The ETERNAL ONE saw that Leah was hated and he opened her womb; but Rachel was barren.

Undoubtedly, the spurned Leah longed for some of the love her husband lavished on her sister. She had good reason to envy the beautiful, beloved Rachel – and the opposite is even more true. Hated as she was, Leah bore many children, so her position in Jacob’s home was firm. Rachel, by contrast, disappointed him. Jacob performed hard labour in order to purchase a woman whose price was beyond his means, only to discover that she could not bear him children and so his anger also turned against Rachel as we read at the beginning of the next chapter (Gen 30:1-2):

1 When Rachel saw that she had borne Jacob no children, she became envious of her sister; and Rachel said to Jacob, “Give me children, or I shall die.” 2 Jacob was incensed at Rachel, and said, “Can I take the place of God, who has denied you fruit of the womb?”

And we learn more about Jacob’s relationship with his wives, when Leah names her son Reuven explaining that he was called by that name because the Eternal has discerned her humiliation, for now her husband will love her. (Gen. 29:32)

The term used in Hebrew, ‘onyi is derived from the root ע.נ.ה. which has several usages in the Bible including “physical abuse” and, as we will see in the story of Dinah in next week’s Torah portion, has the additional meaning, which has disappeared in modern Hebrew – “rape.”

So taking a closer look at just these few verses, we realise that the large number of children born in short succession easily serve to detract us from the fact that the women in our story are clearly living in a situation, which we would today describe as abusive. And that’s before we have drawn any attention to the two women who did not even achieve the status of wife, the concubines Bilhah and Zilpah.

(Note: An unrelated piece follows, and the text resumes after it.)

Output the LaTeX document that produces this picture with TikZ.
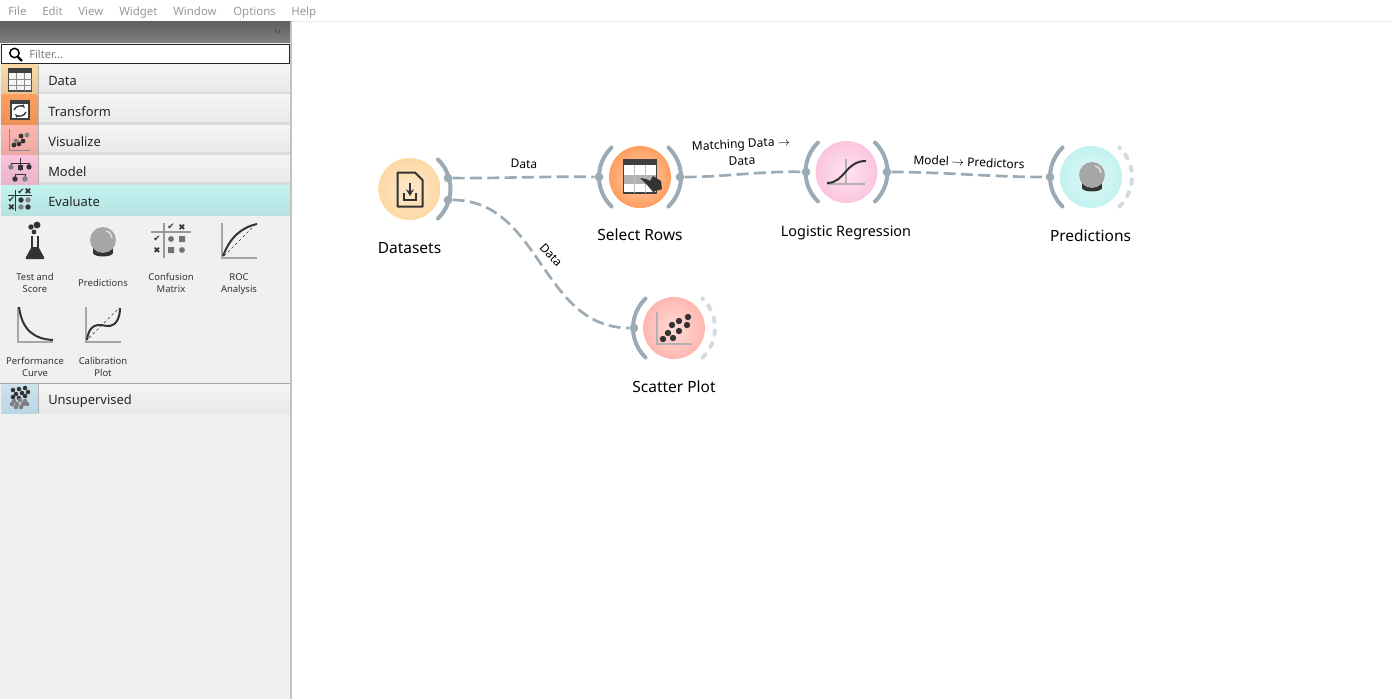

Even if we read these stories in their historical context – Leah, Rachel, Bilhah and Zilpah lived in a world in which multiple women divided one husband among them – the Biblical author clearly indicates to the reader that the situation of the wives was not just another example of polygamy.

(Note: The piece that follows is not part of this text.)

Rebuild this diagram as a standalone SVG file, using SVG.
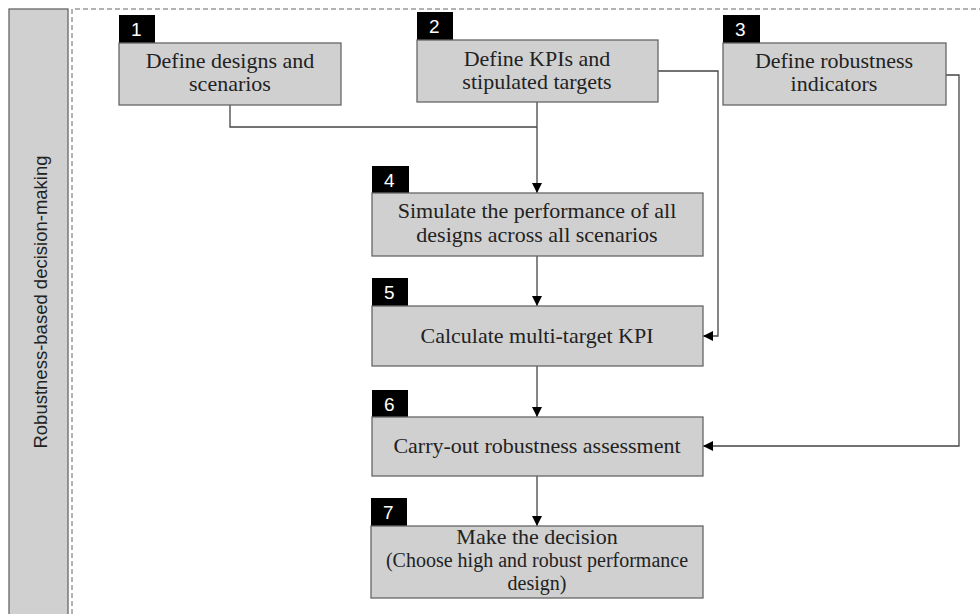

We must not close our eyes to the fact that Leah, Rachel, Bilhah and Zilpah are portrayed as experiencing domestic abuse from their husband and, sadly also from each other. Yes, the Bible did not call it such but as Dr Ravid stresses: “we cannot deny that in naming her firstborn son, Leah used a term that in biblical language means rape, physical abuse, disgrace, and humiliation.”

Sadly, as we know all too well, domestic abuse and violence against women is not something that only happened in centuries past but is a reality that women face to this day all over the world and in every community. Jewish Women’s Aid sees the terrible effects of abuse every day through supporting 150 women and girls every month. And JWA highlights the particular challenges of the Jewish community, which is so family-oriented, in acknowledging that there are women among us who have been mentally or physically mistreated or forced to do something sexually, by their Jewish partner. It’s hard to think of harassment taking place in the corridors of our schools. The fact is that it happens, and we need to do more collectively to prevent and confront this behaviour.

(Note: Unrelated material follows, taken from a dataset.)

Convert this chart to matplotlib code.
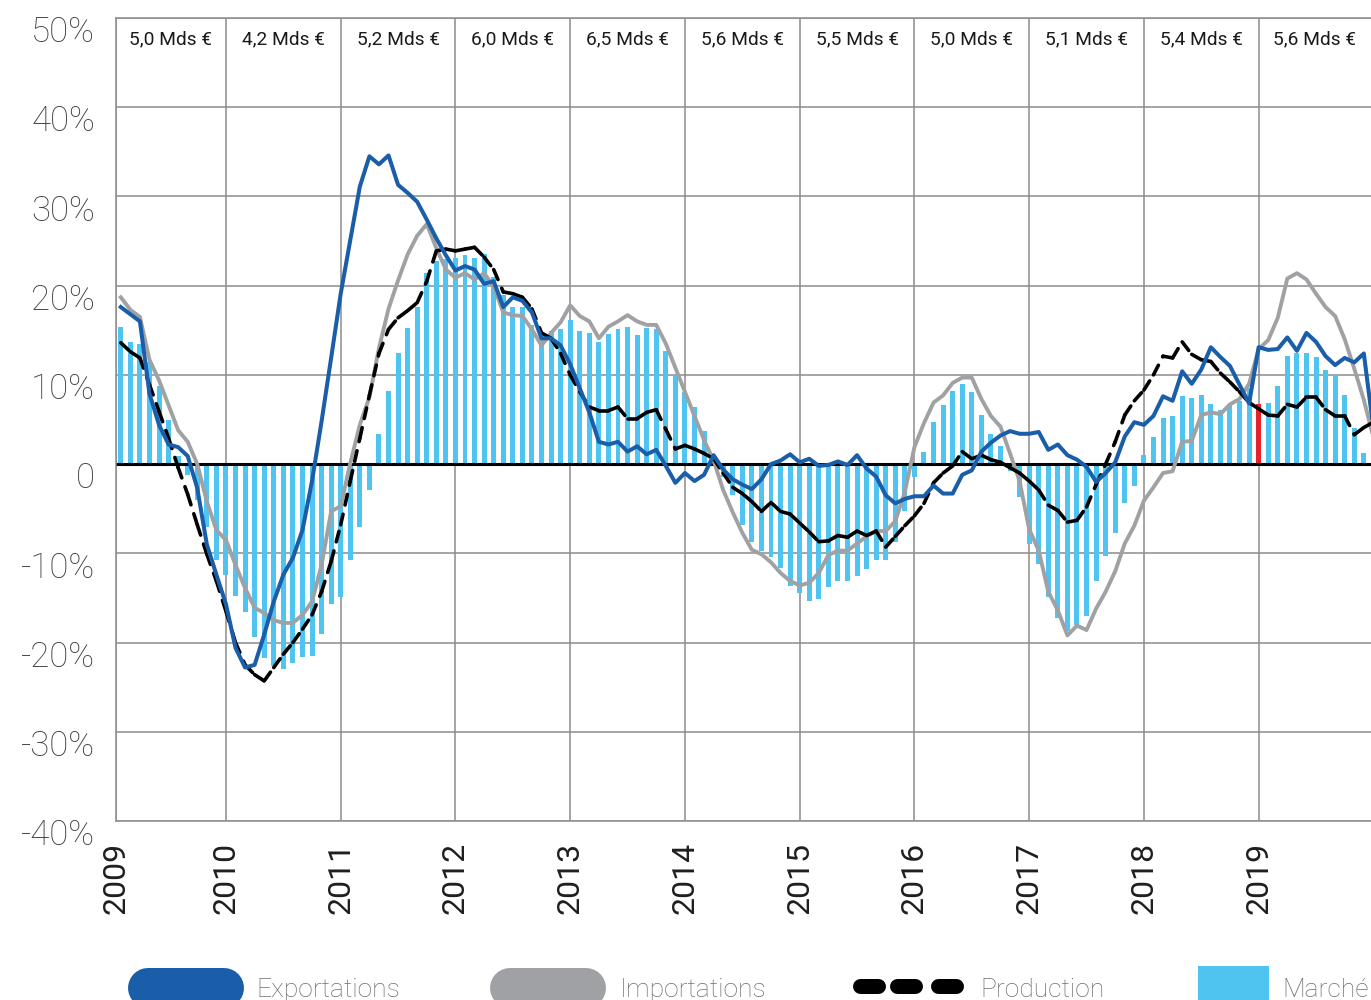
import numpy as np
import pandas as pd
import matplotlib
matplotlib.use("Agg")
import matplotlib.pyplot as plt
from matplotlib.collections import LineCollection
from matplotlib.lines import Line2D
from matplotlib.patches import Rectangle
import matplotlib.transforms as mtransforms

plt.rcParams['font.family'] = ['Roboto', 'DejaVu Sans']

# ---------------- data ----------------
months = pd.date_range("2009-02-01", periods=132, freq="MS")  # Feb 2009 .. Jan 2020

exportations = [
    17.6, 16.8, 16.0, 7.9, 4.4, 2.2, 1.9, 0.9, -2.7, -9.0, -12.4,
    -15.7, -20.6, -22.8, -22.5, -19.1, -15.4, -12.4, -10.5, -7.4, -1.9, 4.8, 11.9,
    19.1, 25.1, 31.1, 34.5, 33.6, 34.6, 31.3, 30.4, 29.4, 27.4, 25.3, 23.4,
    21.7, 22.2, 21.8, 20.2, 20.5, 17.6, 18.7, 18.3, 17.0, 14.1, 14.1, 13.3,
    11.2, 8.5, 5.8, 2.5, 2.2, 2.5, 1.4, 2.0, 1.1, 1.6, -0.2, -2.1,
    -1.0, -1.9, -1.2, 1.0, -0.6, -1.7, -2.3, -2.8, -1.7, 0.0, 0.4, 1.1,
    0.2, 0.6, -0.2, -0.1, 0.3, -0.1, 1.0, -0.5, -1.4, -3.5, -4.4, -3.9,
    -3.6, -3.6, -2.4, -3.3, -3.3, -1.2, -0.7, 1.4, 2.4, 3.2, 3.7, 3.4,
    3.4, 3.6, 1.6, 2.2, 1.0, 0.5, -0.3, -2.0, -1.0, 0.2, 3.1, 4.7,
    4.4, 5.4, 7.6, 7.1, 10.4, 9.0, 10.6, 13.1, 12.0, 11.0, 8.9, 6.8,
    13.1, 12.8, 12.9, 14.2, 12.7, 14.7, 13.7, 12.1, 11.1, 11.9, 11.4, 12.4,
    4.0,
]
importations = [
    18.7, 17.3, 16.5, 11.7, 9.4, 6.6, 3.8, 2.5, 0.0, -4.2, -7.4,
    -8.5, -11.3, -13.9, -16.1, -16.7, -17.5, -17.8, -17.8, -16.9, -15.4, -11.3, -5.3,
    -4.7, 0.1, 4.4, 7.5, 13.0, 17.4, 20.6, 23.5, 25.6, 26.9, 24.2, 21.8,
    20.9, 21.4, 20.7, 21.4, 19.9, 17.0, 16.7, 16.6, 15.1, 13.3, 14.7, 15.9,
    17.8, 16.6, 16.0, 14.1, 15.4, 16.0, 16.7, 16.0, 15.6, 15.6, 13.5, 10.8,
    8.1, 5.4, 2.7, 0.4, -2.9, -5.4, -7.7, -9.6, -10.1, -11.0, -12.2, -13.1,
    -13.6, -13.3, -12.2, -10.2, -9.7, -9.7, -8.9, -8.1, -7.5, -7.5, -6.4, -3.1,
    1.9, 4.6, 6.9, 7.7, 9.1, 9.7, 9.7, 7.3, 5.4, 4.2, 1.2, -1.9,
    -7.3, -9.7, -14.3, -16.4, -19.2, -18.1, -18.6, -16.2, -14.3, -12.0, -8.9, -6.9,
    -4.1, -2.6, -1.0, -0.8, 2.5, 2.6, 5.5, 5.8, 5.6, 6.7, 7.3, 9.0,
    12.9, 13.9, 16.4, 20.8, 21.4, 20.7, 19.1, 17.6, 16.6, 14.0, 10.7, 7.2,
    3.0,
]
production = [
    13.6, 12.6, 11.9, 8.9, 5.9, 2.9, -0.4, -3.4, -6.8, -10.1, -13.1,
    -16.5, -20.0, -22.5, -23.6, -24.3, -22.8, -21.3, -20.0, -18.5, -16.9, -14.3, -10.9,
    -6.8, -1.9, 2.9, 7.7, 12.4, 15.1, 16.4, 17.2, 18.1, 20.5, 23.9, 24.1,
    23.9, 24.1, 24.3, 23.2, 21.8, 19.3, 19.1, 18.7, 17.4, 14.7, 14.1, 12.4,
    10.0, 8.1, 6.4, 6.0, 6.0, 6.4, 5.1, 5.1, 5.8, 6.1, 3.9, 1.7,
    2.1, 1.7, 1.2, 0.6, -1.0, -2.6, -3.3, -4.2, -5.3, -4.3, -5.3, -5.6,
    -6.6, -7.6, -8.7, -8.6, -8.0, -8.2, -7.5, -8.0, -7.5, -9.3, -8.1, -6.9,
    -5.8, -4.4, -2.1, -1.0, -0.2, 1.4, 0.6, 1.0, 0.5, 0.2, -0.4, -1.0,
    -1.9, -2.9, -4.6, -5.2, -6.5, -6.3, -4.8, -2.3, 0.0, 2.5, 5.5, 7.1,
    8.3, 10.0, 12.1, 11.9, 13.7, 12.3, 11.7, 11.5, 10.2, 9.2, 8.1, 6.9,
    6.2, 5.5, 5.4, 6.7, 6.4, 7.5, 7.5, 6.1, 5.4, 5.4, 3.3, 4.1,
    4.7,
]
marche = [
    15.4, 13.7, 13.5, 11.4, 8.8, 5.0, 0.9, -1.2, -4.0, -7.1, -10.7,
    -12.4, -14.8, -16.6, -19.4, -21.7, -22.6, -23.0, -22.3, -21.6, -21.5, -19.0, -15.7,
    -14.9, -10.7, -7.1, -2.9, 3.4, 8.2, 12.4, 15.3, 17.6, 21.4, 22.8, 23.0,
    23.1, 23.4, 23.1, 23.5, 21.0, 18.9, 17.6, 17.6, 15.6, 14.1, 14.9, 15.1,
    16.1, 14.9, 14.7, 13.7, 14.6, 15.1, 15.4, 14.5, 15.3, 15.1, 12.7, 10.0,
    8.1, 6.4, 3.7, 0.5, -1.5, -3.5, -6.8, -8.7, -9.7, -10.4, -11.6, -13.7,
    -14.5, -15.3, -15.1, -13.8, -13.1, -13.1, -12.5, -11.8, -10.8, -10.8, -8.7, -5.2,
    -1.5, 1.4, 4.7, 6.6, 8.2, 9.0, 8.1, 5.5, 3.4, 2.0, -0.8, -3.7,
    -8.9, -11.2, -14.9, -17.2, -18.7, -18.0, -17.0, -13.1, -10.3, -7.7, -4.4, -2.5,
    1.0, 3.0, 5.2, 5.4, 7.6, 7.4, 7.8, 6.7, 6.1, 6.6, 7.1, 8.5,
    6.7, 6.8, 8.7, 12.1, 12.5, 12.5, 12.0, 10.6, 9.9, 7.7, 4.0, 1.2,
]
highlight_month = "2019-01"
year_labels = [str(y) for y in range(2009, 2020)]
annual_values = ["5,0 Mds €", "4,2 Mds €", "5,2 Mds €", "6,0 Mds €", "6,5 Mds €",
                 "5,6 Mds €", "5,5 Mds €", "5,0 Mds €", "5,1 Mds €", "5,4 Mds €",
                 "5,6 Mds €"]
legend_labels = ["Exportations", "Importations", "Production", "Marché"]
y_ticks = list(range(-40, 51, 10))
y_tick_labels = ["0" if v == 0 else f"{v}%" for v in y_ticks]

# ---------------- style ----------------
C_EXP = "#1a5ea9"
C_IMP = "#a0a1a4"
C_PROD = "#000000"
C_MKT = "#4fc4f1"
C_RED = "#e8212b"
C_GRID = "#8c8c8c"
W, H = 1371, 1000

fig = plt.figure(figsize=(W / 100, H / 100), dpi=100)
ax = fig.add_axes([116 / W, 179 / H, 1255 / W, 803 / H])

x = np.arange(len(months))
xm = x[:len(marche)]
bar_colors = [C_RED if months[i].strftime("%Y-%m") == highlight_month else C_MKT
              for i in xm]
ax.bar(xm, marche, width=0.52, color=bar_colors, zorder=1, linewidth=0)
ax.axhline(0, color="black", lw=2.2, zorder=2)

ax.plot(x, importations, color=C_IMP, lw=2.8, zorder=3, solid_joinstyle="round")
pts = np.column_stack([x, production])
segs = np.stack([pts[:-1], pts[1:]], axis=1)
lc = LineCollection(segs, colors=C_PROD, linewidths=2.6,
                    linestyles=[(0, (3.0, 2.6))], zorder=4)
lc.set_capstyle("round")
ax.add_collection(lc)
ax.plot(x, exportations, color=C_EXP, lw=2.9, zorder=5, solid_joinstyle="round")

# axes, grid
x_left, x_right = -0.5, 130.75
ax.set_xlim(x_left, x_right)
ax.set_ylim(-40, 50)
jan_idx = [i for i, m in enumerate(months) if m.month == 1 and m.year <= 2019]
xticks = [x_left] + jan_idx
ax.set_xticks(xticks)
ax.set_xticklabels(year_labels, rotation=90, va="top", ha="center",
                   fontsize=23, color="#1e1e1e", fontweight="normal")
ax.set_yticks(y_ticks)
ax.set_yticklabels(y_tick_labels, fontsize=25, color="#404040",
                   fontweight="light")
ax.grid(True, color=C_GRID, lw=1.1, zorder=0)
ax.set_axisbelow(True)
ax.tick_params(axis="both", length=0)
ax.tick_params(axis="y", pad=15)
ax.tick_params(axis="x", pad=15)
for s in ["left", "bottom", "top"]:
    ax.spines[s].set_color(C_GRID)
    ax.spines[s].set_linewidth(1.1)
ax.spines["right"].set_visible(False)

off = mtransforms.ScaledTranslation(0, -0.11, fig.dpi_scale_trans)
for lbl in ax.get_yticklabels():
    lbl.set_transform(lbl.get_transform() + off)

# annual values in the top band
bounds = xticks + [x_right]
for k, txt in enumerate(annual_values):
    xc = (bounds[k] + bounds[k + 1]) / 2
    ax.text(xc, 47.6, txt, ha="center", va="center", fontsize=13.8,
            color="#1a1a1a", zorder=6)

# ---------------- legend (bottom, partially cut) ----------------
def fx(px):
    return px / W

def fy(py):
    return 1 - py / H

tf = fig.transFigure
fig.add_artist(Line2D([fx(148), fx(224)], [fy(988), fy(988)], transform=tf,
                      color=C_EXP, lw=28.8, solid_capstyle="round"))
fig.add_artist(Line2D([fx(510), fx(586)], [fy(988), fy(988)], transform=tf,
                      color=C_IMP, lw=28.8, solid_capstyle="round"))
for a, b in [(852, 885), (889, 923), (931, 963)]:
    fig.add_artist(Line2D([fx(a + 7.5), fx(b - 7.5)], [fy(985.5), fy(985.5)],
                          transform=tf, color=C_PROD, lw=10.8,
                          solid_capstyle="round"))
fig.add_artist(Rectangle((fx(1198), fy(1010)), fx(1269) - fx(1198),
                         fy(966) - fy(1010), transform=tf, color=C_MKT, lw=0))
for px, lab in zip([256, 620, 980, 1282], legend_labels):
    fig.text(fx(px), fy(997), lab, ha="left", va="baseline", fontsize=19,
             color="#6d6e71", fontweight="light")

fig.savefig("out.png", dpi=100)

So on this Shabbat we express our gratitude for the important work that Jewish Women’s Aid does and we show our commitment to that work by reading our sacred texts with open eyes, even when it is painful.

But rather than responding with despair, let us find inspiration in our sacred texts. In the famous dream depicted at the beginning of our portion, Jacob has a vision of a staircase connecting heaven and earth. And with that story, our Torah portion challenges us to dream big dreams. The Torah teaches us that if we are committed, we can build staircases that allow us to reach the gate of heaven.  As Theodor Herzl put it: “If you will it, it is no dream.”

Let us dream of a world where endemic violence against women has truly been eliminated. And let us pledge to do our part to ensure that this world does not have to remain a dream.

Ken yehi ratzon – May this be God’s will.